> _PROBLEM TO SOLVE_
Locate each line below that includes "chart" and reproduce it.

#### SOURCE MATERIAL

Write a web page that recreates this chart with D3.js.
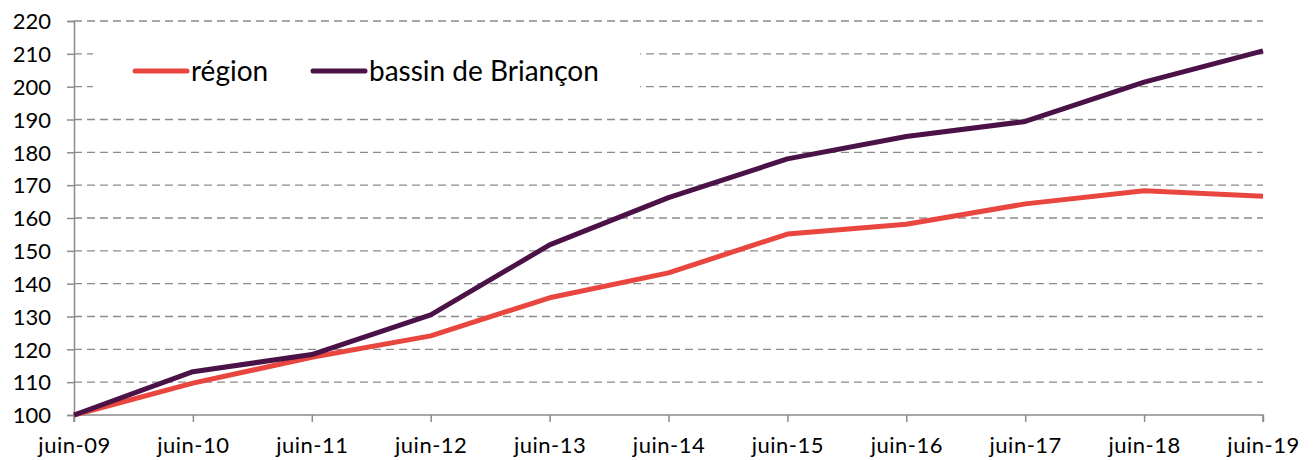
<!DOCTYPE html>
<html>
<head>
<meta charset="utf-8">
<script src="https://cdn.jsdelivr.net/npm/d3@7"></script>
<style>
  body { margin: 0; background: #fff; }
  text { font-family: Lato, "Noto Sans", sans-serif; fill: #000; }
</style>
</head>
<body>
<div id="chart"></div>
<script>
var categories = ["juin-09", "juin-10", "juin-11", "juin-12", "juin-13", "juin-14",
                  "juin-15", "juin-16", "juin-17", "juin-18", "juin-19"];
var region = [100, 109.7, 117.6, 124.1, 135.7, 143.3, 155.1, 158.1, 164.3, 168.3, 166.6];
var briancon = [100, 113.2, 118.4, 130.5, 151.8, 166.2, 178.0, 184.8, 189.4, 201.4, 210.9];
var yTicks = [100, 110, 120, 130, 140, 150, 160, 170, 180, 190, 200, 210, 220];
var seriesNames = ["région", "bassin de Briançon"];
var colors = ["#e8463e", "#4b1248"];

var width = 1313, height = 460;
var svg = d3.select("#chart").append("svg")
    .attr("width", width).attr("height", height);

var x = d3.scalePoint().domain(categories).range([74, 1263]);
var y = d3.scaleLinear().domain([100, 220]).range([415, 21]);

// grid
svg.append("g").selectAll("line")
    .data(yTicks.slice(1))
    .enter().append("line")
    .attr("x1", 74).attr("x2", 1263)
    .attr("y1", function (d) { return y(d); })
    .attr("y2", function (d) { return y(d); })
    .attr("stroke", "#8c8c8c").attr("stroke-width", 1.3)
    .attr("stroke-dasharray", "8,5");

// y axis
var yAxis = svg.append("g").attr("transform", "translate(74,0)")
    .call(d3.axisLeft(y).tickValues(yTicks).tickSize(7).tickPadding(16));
yAxis.select(".domain").attr("stroke", "#8c8c8c").attr("stroke-width", 1.5);
yAxis.selectAll(".tick line").attr("stroke", "#8c8c8c").attr("stroke-width", 1.5);
yAxis.selectAll("text").style("font-size", "22px").attr("dy", "0.35em");

// x axis
var xAxis = svg.append("g").attr("transform", "translate(0,415)")
    .call(d3.axisBottom(x).tickSize(7).tickPadding(15));
xAxis.select(".domain").attr("stroke", "#8c8c8c").attr("stroke-width", 1.5)
    .attr("d", "M74,7V0H1263V7");
xAxis.selectAll(".tick line").attr("stroke", "#8c8c8c").attr("stroke-width", 1.5);
xAxis.selectAll("text").style("font-size", "22px").style("letter-spacing", "0.5px");

// lines
var line = d3.line()
    .x(function (d, i) { return x(categories[i]); })
    .y(function (d) { return y(d); });

[region, briancon].forEach(function (s, i) {
    svg.append("path")
        .datum(s)
        .attr("fill", "none")
        .attr("stroke", colors[i])
        .attr("stroke-width", 5)
        .attr("stroke-linejoin", "round")
        .attr("d", line);
});

// legend
var legend = svg.append("g");
legend.append("rect").attr("x", 93).attr("y", 40).attr("width", 547).attr("height", 62)
    .attr("fill", "#fff");
var legendX = [135, 313];
seriesNames.forEach(function (name, i) {
    legend.append("line")
        .attr("x1", legendX[i]).attr("x2", legendX[i] + 52)
        .attr("y1", 71).attr("y2", 71)
        .attr("stroke", colors[i]).attr("stroke-width", 5)
        .attr("stroke-linecap", "round");
    legend.append("text")
        .attr("x", legendX[i] + 56).attr("y", 71).attr("dy", "0.35em")
        .style("font-size", "28px")
        .text(name);
});
</script>
</body>
</html>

########

> _PROBLEM SOLUTION_
Write a web page that recreates this chart with D3.js.
<div id="chart"></div>
var svg = d3.select("#chart").append("svg")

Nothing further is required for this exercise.